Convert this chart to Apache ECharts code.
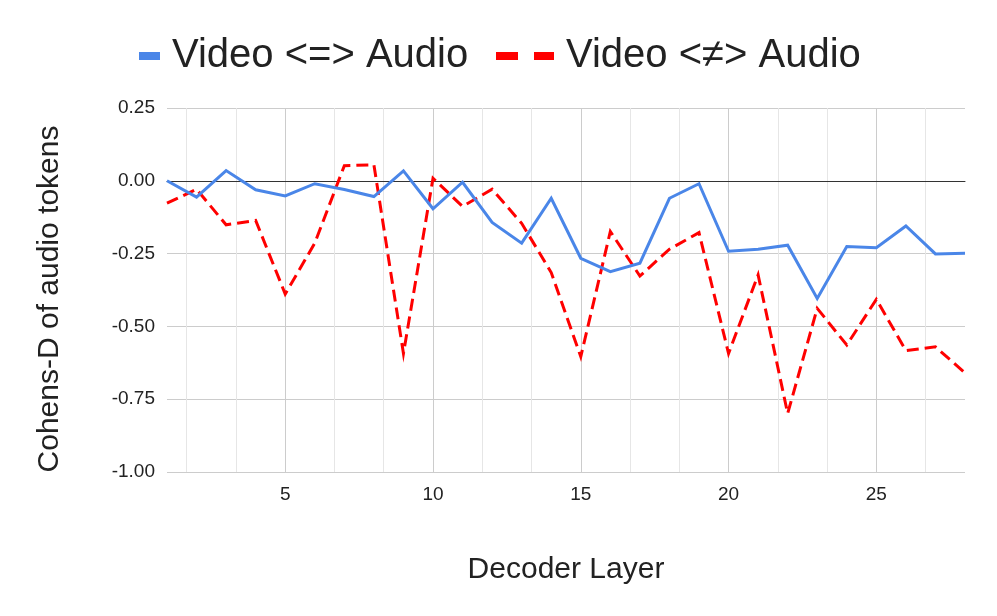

_ _ _ _

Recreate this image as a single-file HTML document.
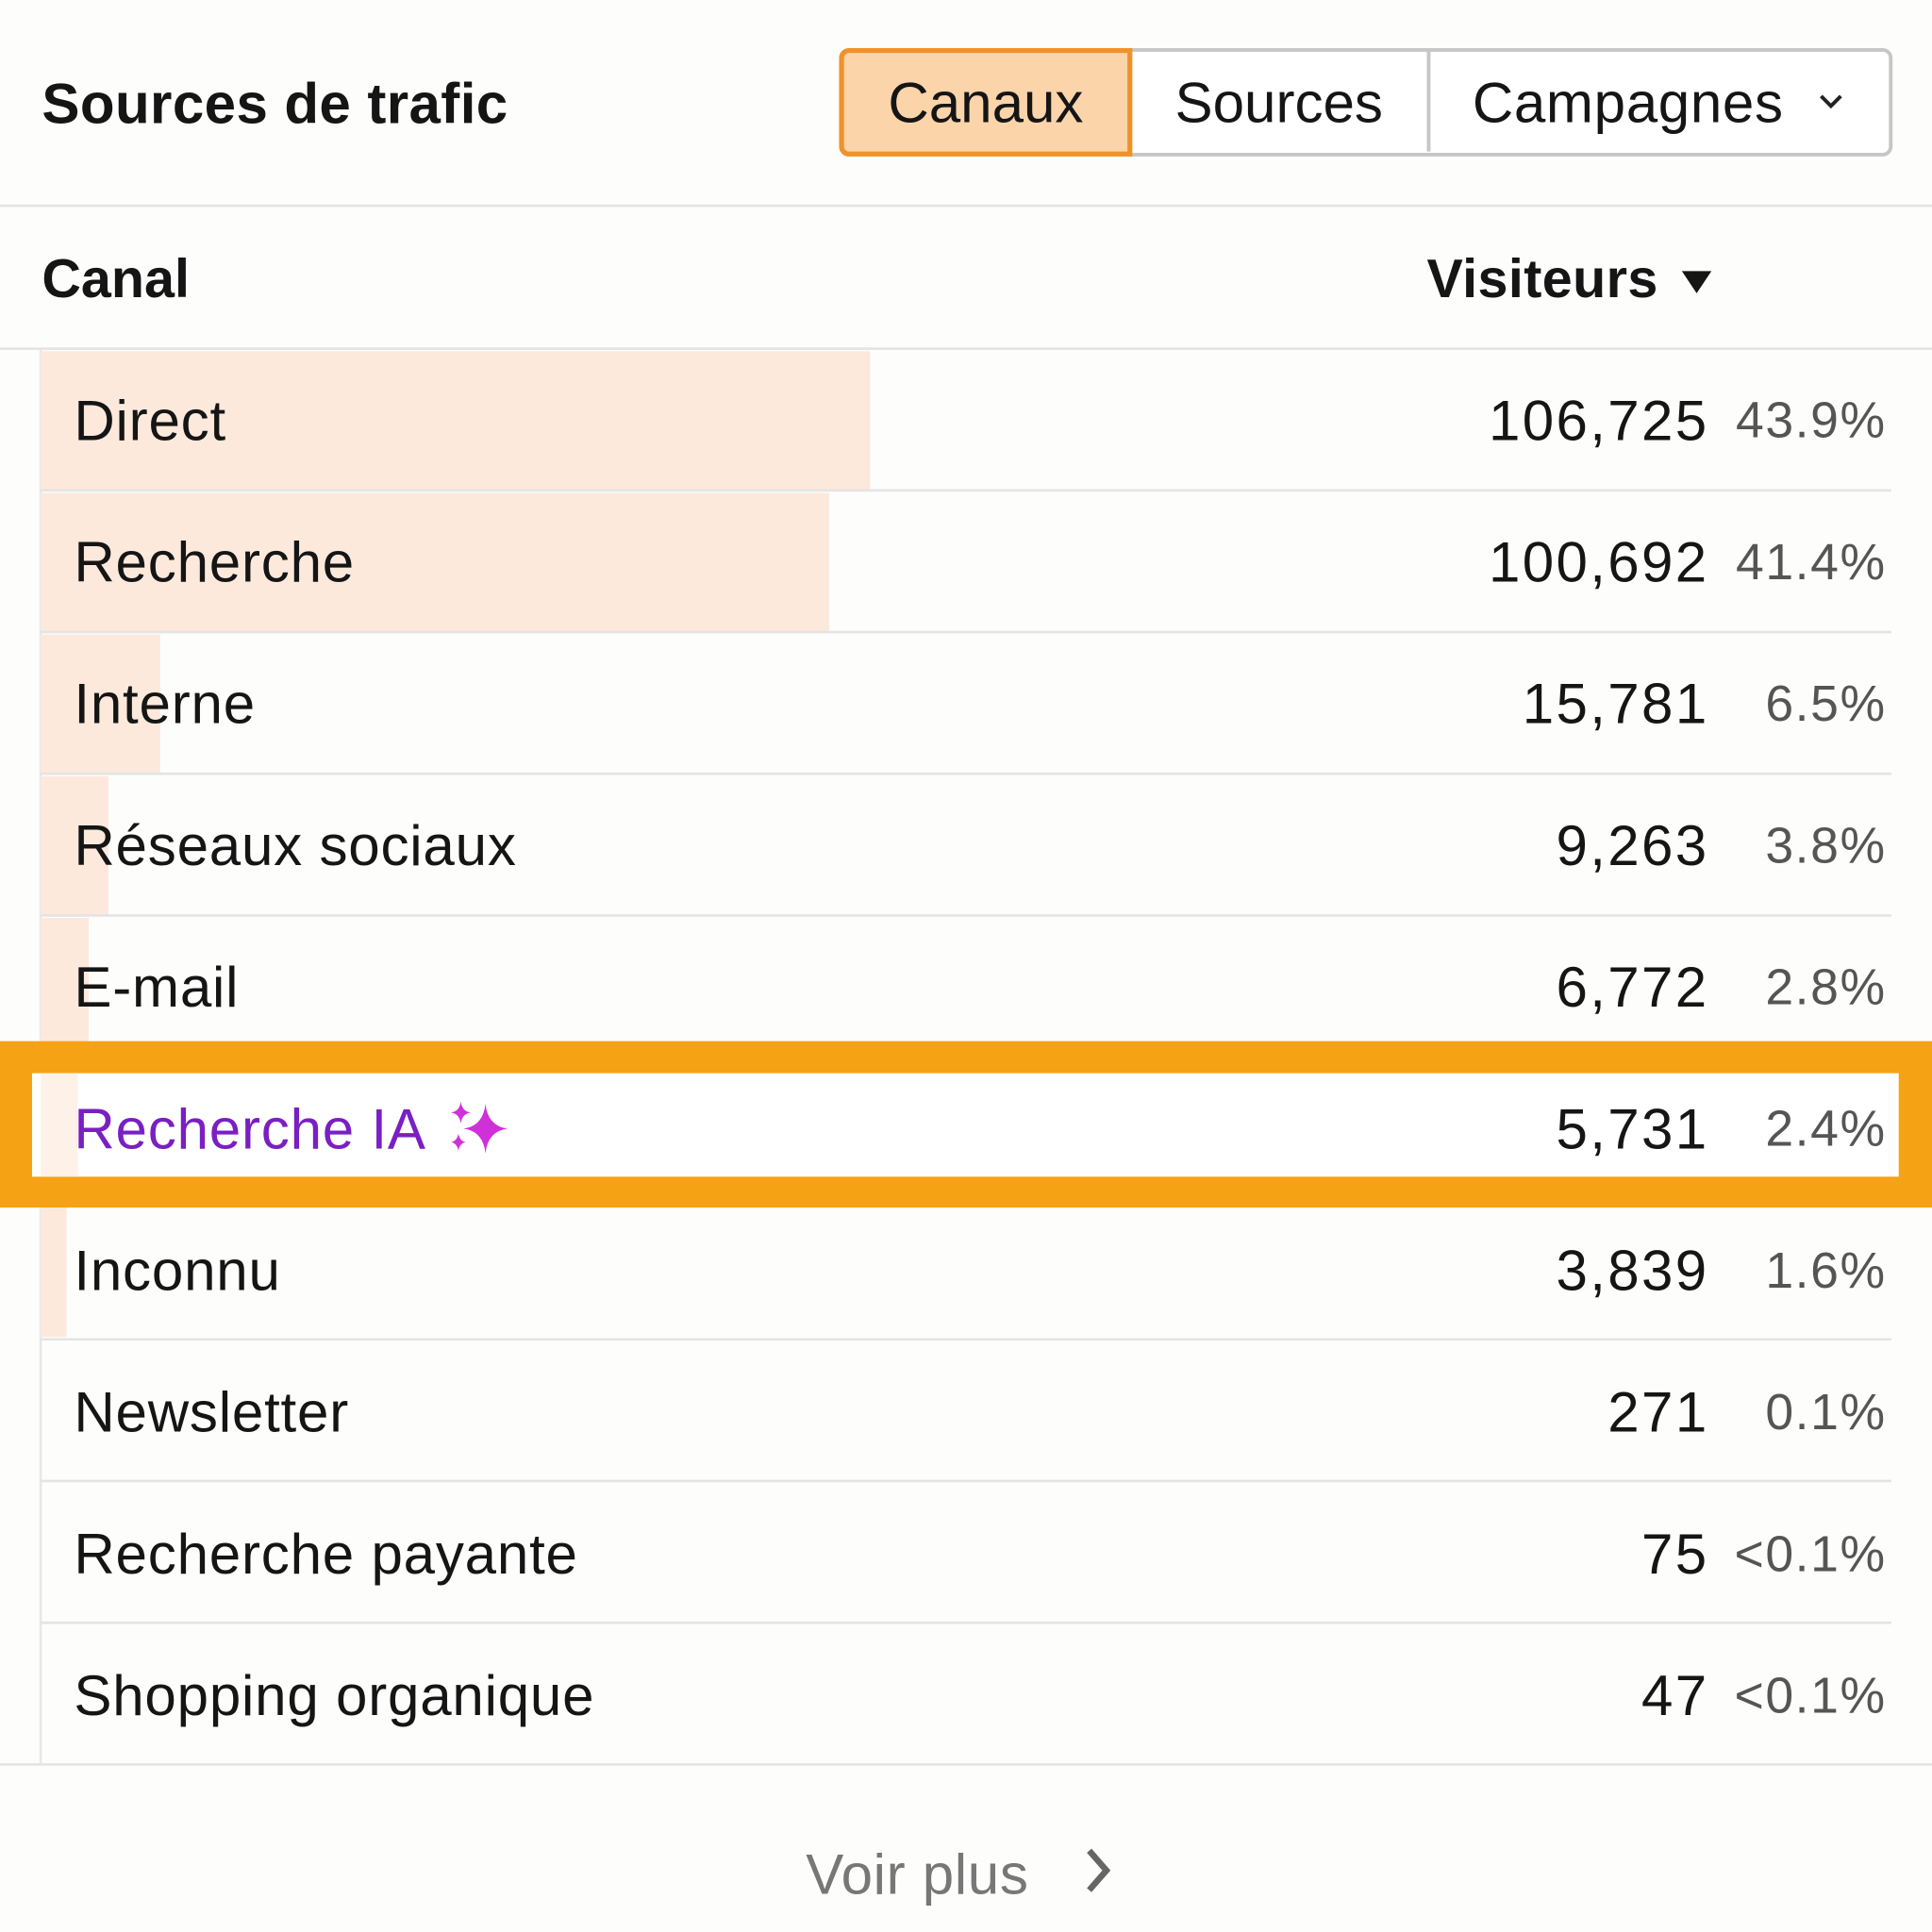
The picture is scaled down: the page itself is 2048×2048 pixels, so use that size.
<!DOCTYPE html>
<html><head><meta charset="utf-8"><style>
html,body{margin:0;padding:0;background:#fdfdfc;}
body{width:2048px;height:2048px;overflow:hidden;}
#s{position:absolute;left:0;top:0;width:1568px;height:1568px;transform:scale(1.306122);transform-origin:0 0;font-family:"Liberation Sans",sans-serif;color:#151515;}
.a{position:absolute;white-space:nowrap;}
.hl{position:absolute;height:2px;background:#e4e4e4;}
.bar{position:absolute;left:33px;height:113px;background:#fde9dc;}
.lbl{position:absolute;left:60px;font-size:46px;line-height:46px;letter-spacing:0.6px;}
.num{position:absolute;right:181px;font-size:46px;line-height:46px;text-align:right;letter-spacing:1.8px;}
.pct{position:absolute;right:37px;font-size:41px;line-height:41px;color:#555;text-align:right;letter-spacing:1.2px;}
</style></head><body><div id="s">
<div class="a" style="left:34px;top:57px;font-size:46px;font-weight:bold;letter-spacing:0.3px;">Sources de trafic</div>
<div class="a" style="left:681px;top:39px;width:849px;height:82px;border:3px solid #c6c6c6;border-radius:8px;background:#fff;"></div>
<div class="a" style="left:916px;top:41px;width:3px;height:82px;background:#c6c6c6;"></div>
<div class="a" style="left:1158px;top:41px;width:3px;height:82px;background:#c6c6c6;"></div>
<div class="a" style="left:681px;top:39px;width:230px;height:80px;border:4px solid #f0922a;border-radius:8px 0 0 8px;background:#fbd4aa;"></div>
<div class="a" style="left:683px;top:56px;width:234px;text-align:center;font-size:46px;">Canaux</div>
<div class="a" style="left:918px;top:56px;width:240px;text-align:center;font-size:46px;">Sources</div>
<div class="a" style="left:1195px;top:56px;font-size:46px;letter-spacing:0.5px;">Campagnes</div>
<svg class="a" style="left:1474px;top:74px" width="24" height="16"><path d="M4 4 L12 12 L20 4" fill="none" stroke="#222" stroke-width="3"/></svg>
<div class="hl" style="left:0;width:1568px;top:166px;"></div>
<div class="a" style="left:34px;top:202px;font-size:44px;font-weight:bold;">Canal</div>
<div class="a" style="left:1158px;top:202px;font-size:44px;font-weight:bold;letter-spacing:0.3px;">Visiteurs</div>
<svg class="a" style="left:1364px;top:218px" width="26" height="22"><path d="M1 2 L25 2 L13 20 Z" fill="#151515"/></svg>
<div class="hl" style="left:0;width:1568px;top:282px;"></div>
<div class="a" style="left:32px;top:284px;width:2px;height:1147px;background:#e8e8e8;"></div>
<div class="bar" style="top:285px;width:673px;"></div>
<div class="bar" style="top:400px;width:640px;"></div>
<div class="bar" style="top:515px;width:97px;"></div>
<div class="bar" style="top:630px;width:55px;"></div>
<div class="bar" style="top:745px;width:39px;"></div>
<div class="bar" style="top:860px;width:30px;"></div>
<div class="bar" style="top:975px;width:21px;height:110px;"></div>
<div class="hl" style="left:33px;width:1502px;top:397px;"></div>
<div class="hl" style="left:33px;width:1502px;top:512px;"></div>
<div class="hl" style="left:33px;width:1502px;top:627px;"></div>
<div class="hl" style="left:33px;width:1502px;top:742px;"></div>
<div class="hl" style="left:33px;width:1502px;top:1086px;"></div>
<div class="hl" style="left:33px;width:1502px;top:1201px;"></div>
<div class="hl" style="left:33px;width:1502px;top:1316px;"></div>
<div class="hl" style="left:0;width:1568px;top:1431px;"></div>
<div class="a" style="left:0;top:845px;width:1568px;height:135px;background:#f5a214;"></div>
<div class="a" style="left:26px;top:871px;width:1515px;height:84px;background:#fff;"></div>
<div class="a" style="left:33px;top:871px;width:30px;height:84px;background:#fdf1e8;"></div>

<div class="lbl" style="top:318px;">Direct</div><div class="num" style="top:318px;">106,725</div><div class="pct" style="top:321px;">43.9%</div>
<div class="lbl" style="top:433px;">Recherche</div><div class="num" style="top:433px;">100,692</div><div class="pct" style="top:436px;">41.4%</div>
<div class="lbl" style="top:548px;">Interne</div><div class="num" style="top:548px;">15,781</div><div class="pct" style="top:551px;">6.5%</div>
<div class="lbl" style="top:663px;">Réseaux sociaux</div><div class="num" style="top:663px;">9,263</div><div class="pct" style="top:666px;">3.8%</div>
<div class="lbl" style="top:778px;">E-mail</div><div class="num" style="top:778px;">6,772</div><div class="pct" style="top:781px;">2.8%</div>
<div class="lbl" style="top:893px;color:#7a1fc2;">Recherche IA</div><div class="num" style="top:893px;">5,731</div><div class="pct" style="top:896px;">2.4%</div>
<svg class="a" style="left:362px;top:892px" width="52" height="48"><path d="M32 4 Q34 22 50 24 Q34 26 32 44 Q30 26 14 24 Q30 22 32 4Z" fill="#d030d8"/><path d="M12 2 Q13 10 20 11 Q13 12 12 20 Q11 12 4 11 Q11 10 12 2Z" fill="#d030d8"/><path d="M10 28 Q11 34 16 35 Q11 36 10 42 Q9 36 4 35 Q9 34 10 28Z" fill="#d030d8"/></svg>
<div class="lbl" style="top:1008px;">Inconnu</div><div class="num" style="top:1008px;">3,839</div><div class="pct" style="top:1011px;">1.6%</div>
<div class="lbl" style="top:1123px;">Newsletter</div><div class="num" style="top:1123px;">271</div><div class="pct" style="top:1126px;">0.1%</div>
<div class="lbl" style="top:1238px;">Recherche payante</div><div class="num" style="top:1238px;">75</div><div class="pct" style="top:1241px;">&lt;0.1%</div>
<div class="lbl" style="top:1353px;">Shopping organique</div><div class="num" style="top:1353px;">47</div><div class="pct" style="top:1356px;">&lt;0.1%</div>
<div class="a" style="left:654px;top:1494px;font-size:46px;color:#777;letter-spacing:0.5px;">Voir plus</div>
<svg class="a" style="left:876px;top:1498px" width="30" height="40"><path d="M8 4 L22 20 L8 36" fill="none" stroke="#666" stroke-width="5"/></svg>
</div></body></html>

_ _ _ _

▶ **GIVEN EXERCISE**
Pick out and copy every line that contains the word "this".

▶ **THE RESPONSE**
Convert this chart to Apache ECharts code.
Recreate this image as a single-file HTML document.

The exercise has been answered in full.